The Holley-Globe Grain and Milling Company Elevator in Hyrum is being moved in sections. The top and middle third were lifted off the base on Wednesday afternoon.

HYRUM – The top two thirds of the grain elevator located at 100 North Center in Hyrum was separated from its base today. Last week, a crane was brought in to lift the top of the building, but it didn’t have the power to lift the section.

Contractor Gary Olsen, Chad Allen and Rory Hoth watch the monitor of a drone sent up to inspect the wall of the grain elevator as it separates from the middle part of the Granary.

Gary Olsen, of Gary L. Olsen Construction Company, has been getting the Holley-Globe Grain and Milling Company Elevator in Hyrum ready to move since June.

The elevator was purchased by Cache Valley Bank with the idea of incorporating it into the building design of their new branch. They will move the century-old building to the new location at the intersection of Highway 165 and Highway 101, south of the Hyrum Chevron.

A small crowd of people that watched last week returned to see the building finally dismantled.

Olsen said he estimated the top third of the building to weigh 4,500 pounds.

“The crane we had last week couldn’t pick up that much weight,” he said. “We had to get this crane out of Salt Lake, it will lift 275,000 pounds.”

“We have divided the building into thirds, the top we are setting down on the ground,” Olsen added. “We’ll put the middle section on a custom made trailer and take it to the site and set it on a cement base.”

Next, they will take the top section and connect it to the middle level at the new building site.

He poured concrete in it to hold it together for the move, and cut holes to slide I-beams through the walls.

George Daines, Cache Valley Bank CEO, said his mother grew up not far from the grain elevator and she remembered going to the train station nearby and taking the train to Salt Lake City.

“If our goal is to build long-term relationships with our customers,” Daines said, “jumping into beautifying history is an immediate long-term commitment to the community.”

Construction worker Rory Hoth pounds wedges in the historic elevator to help separate the top from the base for moving.

When the bank is finished and everything is in place, he said they would like to set up a viewing area at the top of the old grain elevator so people could climb to the top and look out at the valley. The 68-feet tall stacked plank building was built in 1918.

“It’s quite a view,” Daines said. “It also gives a line of sight for all of our banks in valley. The line of site helps our computers communicate with each other easier.”

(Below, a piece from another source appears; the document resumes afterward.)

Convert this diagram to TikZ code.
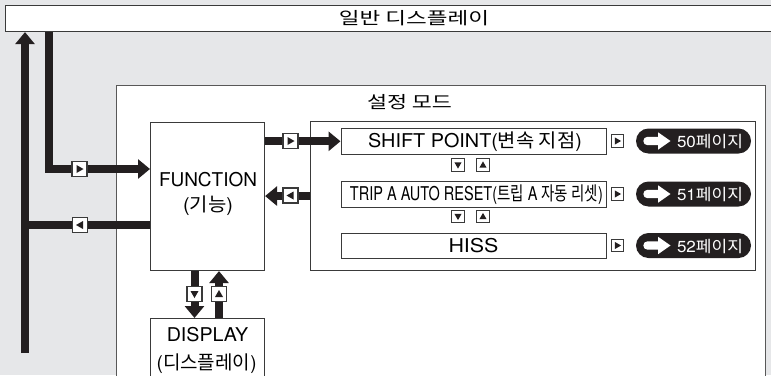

When the construction is finished, he would like it to be more of a museum type piece, with interpretive signs and some of the old equipment that shows how the mill operated. According to the building’s registry in the National Register of Historic Places, the elevator is “one of only two known examples in Utah of a grain elevator built using the false timbering construction technique.”

Preserving the old elevator is a visual sign agriculture is important to the bank.